Aim.  The aim of the study was to investigate Swedish university nursing students’ experience of educational support for research utilization and capability beliefs regarding evidence-based practice skills.

Background.  Nursing programmes are offered at 26 universities in Sweden and even though there are common regulations for nursing education at the national level, substantial variations are found in local curricula. Little is known about students’ capability beliefs regarding evidence-based practice skills, particularly in comparison across universities.

Methods.  A cross-sectional survey design using self-administered postal questionnaires was conducted in 2006. A total of 1440 students (from 26 different universities) participated, constituting 68% of the national population of nursing students in their 6th and final semester.

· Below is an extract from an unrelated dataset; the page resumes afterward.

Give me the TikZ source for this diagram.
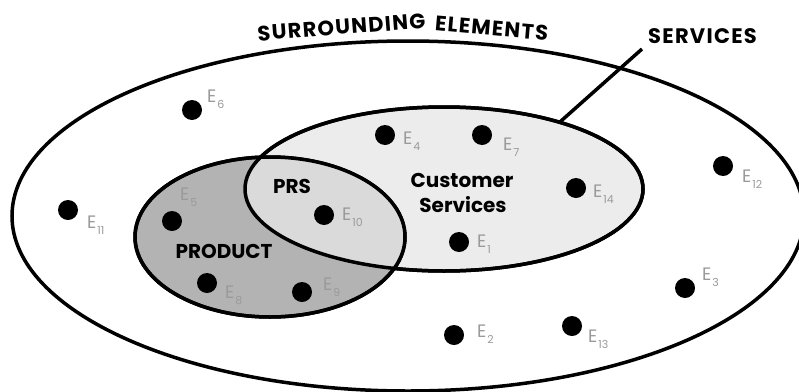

Results.  Campus education supported the students to a greater extent than clinical education in following the development of knowledge in an area of interest, using research findings, and acquiring knowledge on how to pursue changes in clinical practice. Perceived support during campus education varied between universities. Students reported high capability beliefs regarding evidence-based practice skills, but large differences were found between universities for: stating a searchable question, seeking out relevant knowledge and critically appraising and compiling best knowledge.

Conclusion.  The identified differences between universities concerning the students’ perceived support for research utilization and their capability beliefs regarding evidence-based practice skills have implications for curricula, pedagogical perspectives in nursing education and the potential to implement evidence-based practice in healthcare settings. Further studies are warranted to investigate students’ individual characteristics and organizational characteristics as determinants of research utilization support and capability beliefs regarding evidence-based practice skills.